- Born: 26 September 1897 Leicester, England
- Died: Unknown Southern Rhodesia
- Allegiance: United Kingdom
- Branch: British Army Royal Air Force
- Service years: 1917–1919
- Rank: Captain
- Unit: No. 24 Squadron RFC/RAF
- Conflicts: World War I • Western Front
- Awards: Croix de Guerre (France)

= Reuben Hammersley =

Captain Reuben George Hammersley (26 September 1897 – after 1940) was an English World War I flying ace credited with eight aerial victories.

==Biography==
Hammersley was born in Leicester, and worked as a Boot factor in Measham before the war. He learned to fly, receiving Royal Aero Club Aviator's Certificate No. 3556 on a Caudron biplane at Wallisdown School, Bournemouth, on 14 September 1916, then joined the Royal Flying Corps as a cadet, being commissioned as a temporary second lieutenant (on probation) on 3 May 1917, and was confirmed in his rank on 27 July.

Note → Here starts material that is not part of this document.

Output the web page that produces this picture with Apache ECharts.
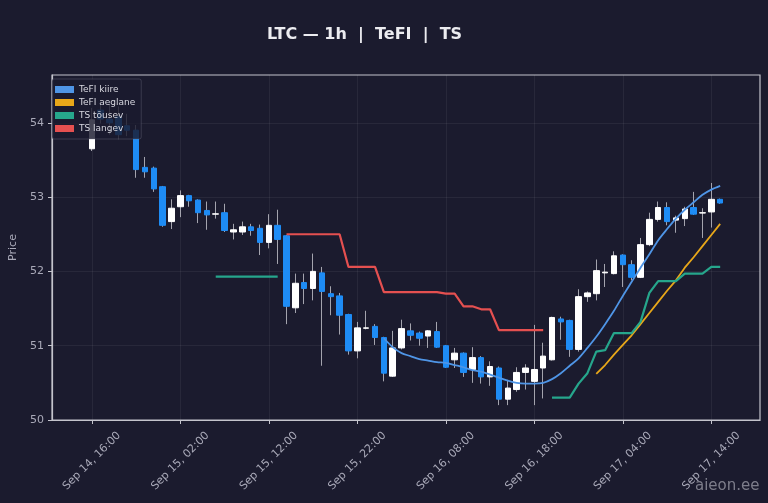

He was posted to No. 24 Squadron in France, flying an S.E.5a. He gained his first victories on 19 February 1918, when he and Lieutenants Peter MacDougall, Ronald T. Mark and Andrew Cowper, shot down two aircraft over Servais and Bernot. Hammersley went on to account for six more enemy aircraft between 26 February and 20 May 1918, for a total of eight.

On 1 September 1918 he was appointed a flight commander with the acting rank of captain, and later the same month was awarded the Croix de guerre by France.

Hammersley left the RAF after the war, being transferred to the unemployed list on 25 January 1919.